Matt tells me something I didn’t know- that it was Steve Hatcher in silhouette on the ads. Then, again, everyone pretty much figured out it was Jonathan Morgan who was actually directing the movies.

“Where that fell short, this comes through,” indicates Matt Zane. “This is endorsed by The Church of Satan, This is not some marketing ploy. This is a satanic-inspired movie. Every scene has a desecration of a cross.” He lets this sink in.

Matt is also expecting me to buy the fact that photographers walked off the set so appalled, that porn chicks refused to take part in it and that the in-house editor wouldn’t touch it.

I bring up what I thought was an obvious point- with all this notoriety and squeamishness and Rob Black’s trial coming up in 2007 why pinch the nose of the bull even more.

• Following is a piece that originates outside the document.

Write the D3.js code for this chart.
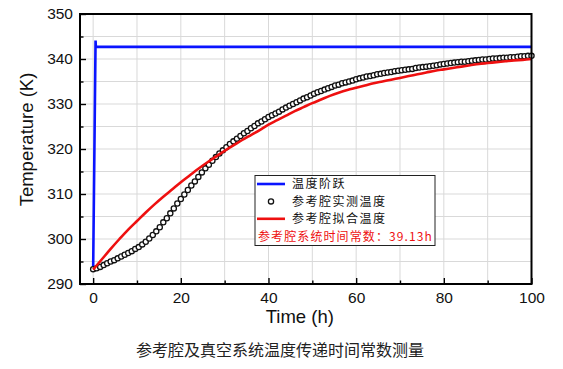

Matt says that’s because Rob is who he is and believes in what he does.

“Even though he’s facing 50 years, he’s not backing down,” Matt adds. And he tells me this project is only the beginning, that he’s got another one that’s really going to blow my mind.

Matt’s taking me on a tour of the set where this was shot. There’s a Jesus head with its back blown out. I guess it blew Jesus’ mind as well.

“They came on Jesus and bashed his brains in,” Matt explains casually.

“And we did a communion of piss- it was a helluva scene. There was a real vibe when we were doing it.”

I ask Matt if he isn’t afraid of possibly going to hell.

“If I was going to hell, I would have before this,” he answers quietly.